▶ _PROVIDED MATERIAL_
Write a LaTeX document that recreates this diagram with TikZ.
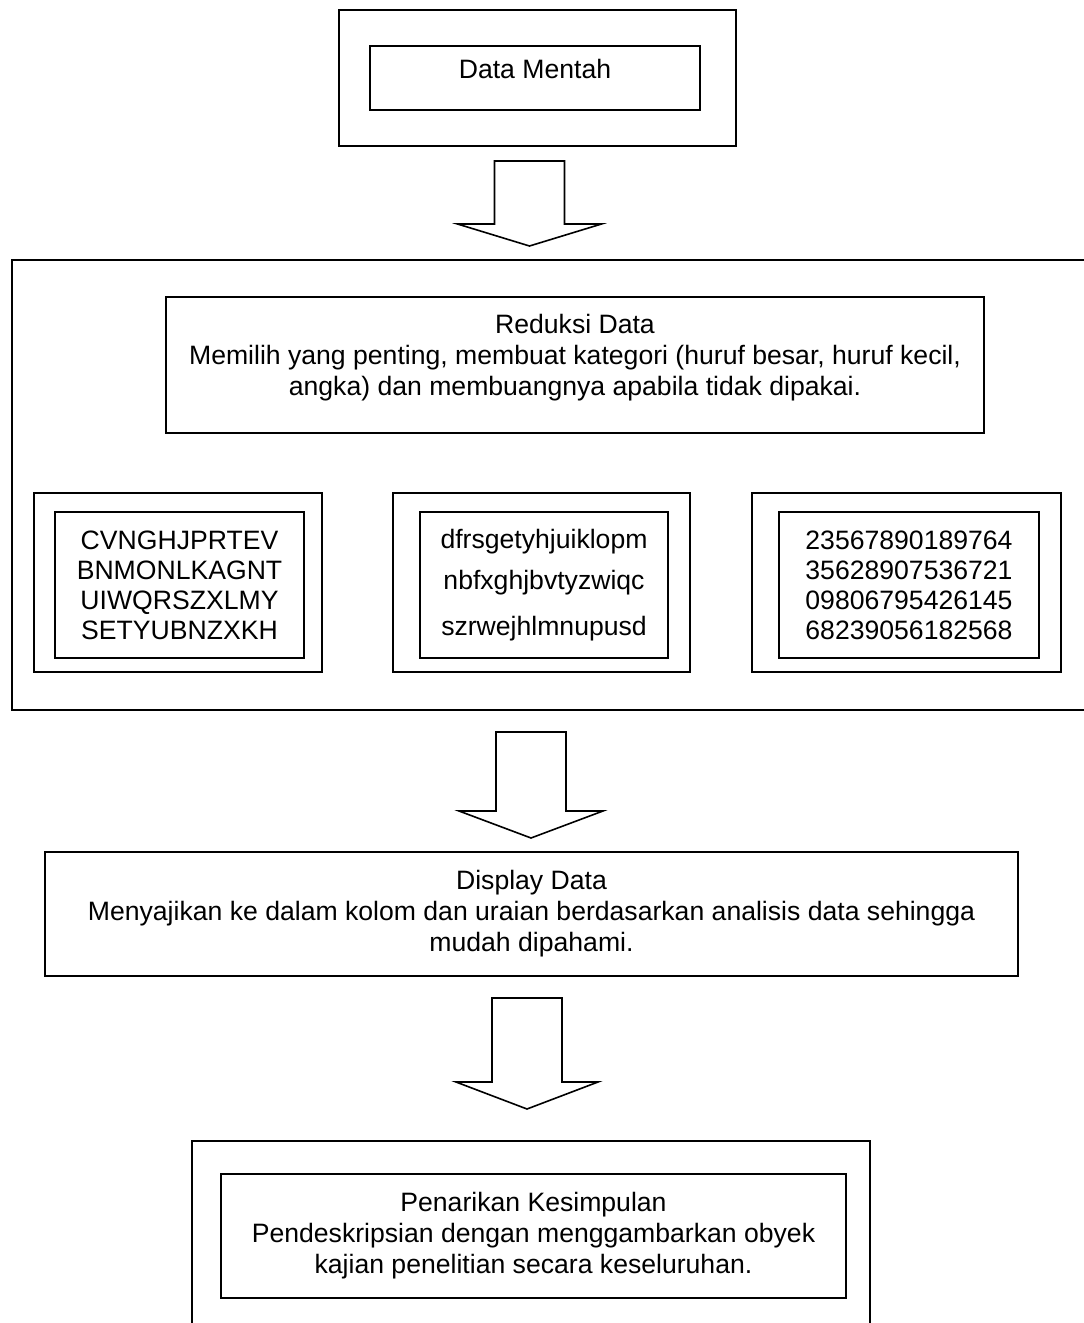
\documentclass[tikz,border=0pt]{standalone}
\usepackage{fontspec}
\setmainfont{Liberation Sans}
\tikzset{
  box/.style={draw, rectangle, line width=1.6pt, inner sep=0pt, align=center,
    font=\fontsize{26.6}{31}\selectfont},
  small/.style={box, font=\fontsize{26.6}{30}\selectfont},
  blk/.style={draw, line width=1.6pt, line join=miter}
}
\begin{document}
\begin{tikzpicture}[x=1pt,y=-1pt]
\useasboundingbox (0,0) rectangle (1084,1323);
\clip (0,0) rectangle (1084,1323);
% Data Mentah
\node[box, minimum width=397pt, minimum height=136pt] (dmOuter) at (537.5,78) {};
\node[box, minimum width=330pt, minimum height=64pt] (dmInner) at (535,78) {Data Mentah\\[-22pt]\strut};
% arrow 1
\coordinate (a1top) at (529.5,161);
\coordinate (a1tip) at (529.5,246);
\draw[blk] (494.5,161) -- (494.5,224) -- (457.5,224) -- (a1tip) -- (601.5,224) -- (564.5,224) -- (564.5,161) -- cycle;
% Reduksi block
\node[box, minimum width=1088pt, minimum height=450pt] (bigBox) at (556,485) {};
\node[box, minimum width=818pt, minimum height=136pt] (redBox) at (575,365)
  {Reduksi Data\\Memilih yang penting, membuat kategori (huruf besar, huruf kecil,\\angka) dan membuangnya apabila tidak dipakai.\\[-20pt]\strut};
\node[box, minimum width=288pt, minimum height=179pt] (b1o) at (178,582.5) {};
\node[small, minimum width=249pt, minimum height=146pt] (b1i) at (179.5,585)
  {CVNGHJPRTEV\\BNMONLKAGNT\\UIWQRSZXLMY\\SETYUBNZXKH};
\node[box, minimum width=297pt, minimum height=179pt] (b2o) at (541.5,582.5) {};
\node[small, minimum width=248pt, minimum height=146pt] (b2i) at (544,585)
  {dfrsgetyhjuiklopm\\[11pt]nbfxghjbvtyzwiqc\\[16pt]szrwejhlmnupusd};
\node[box, minimum width=309pt, minimum height=179pt] (b3o) at (906.5,582.5) {};
\node[small, minimum width=260pt, minimum height=146pt] (b3i) at (909,585)
  {23567890189764\\35628907536721\\09806795426145\\68239056182568};
% arrow 2
\coordinate (a2top) at (531,732);
\coordinate (a2tip) at (531,838);
\draw[blk] (496,732) -- (496,811) -- (459,811) -- (a2tip) -- (603,811) -- (566,811) -- (566,732) -- cycle;
% Display
\node[box, minimum width=973pt, minimum height=124pt] (dispBox) at (531.5,914)
  {Display Data\\Menyajikan ke dalam kolom dan uraian berdasarkan analisis data sehingga\\mudah dipahami.};
% arrow 3
\coordinate (a3top) at (527,998);
\coordinate (a3tip) at (527,1109);
\draw[blk] (492,998) -- (492,1082) -- (456,1082) -- (a3tip) -- (598,1082) -- (562,1082) -- (562,998) -- cycle;
% Kesimpulan
\node[box, minimum width=678pt, minimum height=210pt] (finOuter) at (531,1246) {};
\node[box, minimum width=625pt, minimum height=124pt] (finInner) at (533.5,1236)
  {Penarikan Kesimpulan\\Pendeskripsian dengan menggambarkan obyek\\kajian penelitian secara keseluruhan.};
\end{tikzpicture}
\end{document}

▶ _REQUIRED WORK_
Write out the material above again, word for word, minus its pictures.

▶ _TASK RESPONSE_
Write a LaTeX document that recreates this diagram with TikZ.
\documentclass[tikz,border=0pt]{standalone}
\usepackage{fontspec}
\setmainfont{Liberation Sans}
\tikzset{
  box/.style={draw, rectangle, line width=1.6pt, inner sep=0pt, align=center,
    font=\fontsize{26.6}{31}\selectfont},
  small/.style={box, font=\fontsize{26.6}{30}\selectfont},
  blk/.style={draw, line width=1.6pt, line join=miter}
}
\begin{document}
\begin{tikzpicture}[x=1pt,y=-1pt]
\useasboundingbox (0,0) rectangle (1084,1323);
\clip (0,0) rectangle (1084,1323);
% Data Mentah
\node[box, minimum width=397pt, minimum height=136pt] (dmOuter) at (537.5,78) {};
\node[box, minimum width=330pt, minimum height=64pt] (dmInner) at (535,78) {Data Mentah\\[-22pt]\strut};
% arrow 1
\coordinate (a1top) at (529.5,161);
\coordinate (a1tip) at (529.5,246);
\draw[blk] (494.5,161) -- (494.5,224) -- (457.5,224) -- (a1tip) -- (601.5,224) -- (564.5,224) -- (564.5,161) -- cycle;
% Reduksi block
\node[box, minimum width=1088pt, minimum height=450pt] (bigBox) at (556,485) {};
\node[box, minimum width=818pt, minimum height=136pt] (redBox) at (575,365)
  {Reduksi Data\\Memilih yang penting, membuat kategori (huruf besar, huruf kecil,\\angka) dan membuangnya apabila tidak dipakai.\\[-20pt]\strut};
\node[box, minimum width=288pt, minimum height=179pt] (b1o) at (178,582.5) {};
\node[small, minimum width=249pt, minimum height=146pt] (b1i) at (179.5,585)
  {CVNGHJPRTEV\\BNMONLKAGNT\\UIWQRSZXLMY\\SETYUBNZXKH};
\node[box, minimum width=297pt, minimum height=179pt] (b2o) at (541.5,582.5) {};
\node[small, minimum width=248pt, minimum height=146pt] (b2i) at (544,585)
  {dfrsgetyhjuiklopm\\[11pt]nbfxghjbvtyzwiqc\\[16pt]szrwejhlmnupusd};
\node[box, minimum width=309pt, minimum height=179pt] (b3o) at (906.5,582.5) {};
\node[small, minimum width=260pt, minimum height=146pt] (b3i) at (909,585)
  {23567890189764\\35628907536721\\09806795426145\\68239056182568};
% arrow 2
\coordinate (a2top) at (531,732);
\coordinate (a2tip) at (531,838);
\draw[blk] (496,732) -- (496,811) -- (459,811) -- (a2tip) -- (603,811) -- (566,811) -- (566,732) -- cycle;
% Display
\node[box, minimum width=973pt, minimum height=124pt] (dispBox) at (531.5,914)
  {Display Data\\Menyajikan ke dalam kolom dan uraian berdasarkan analisis data sehingga\\mudah dipahami.};
% arrow 3
\coordinate (a3top) at (527,998);
\coordinate (a3tip) at (527,1109);
\draw[blk] (492,998) -- (492,1082) -- (456,1082) -- (a3tip) -- (598,1082) -- (562,1082) -- (562,998) -- cycle;
% Kesimpulan
\node[box, minimum width=678pt, minimum height=210pt] (finOuter) at (531,1246) {};
\node[box, minimum width=625pt, minimum height=124pt] (finInner) at (533.5,1236)
  {Penarikan Kesimpulan\\Pendeskripsian dengan menggambarkan obyek\\kajian penelitian secara keseluruhan.};
\end{tikzpicture}
\end{document}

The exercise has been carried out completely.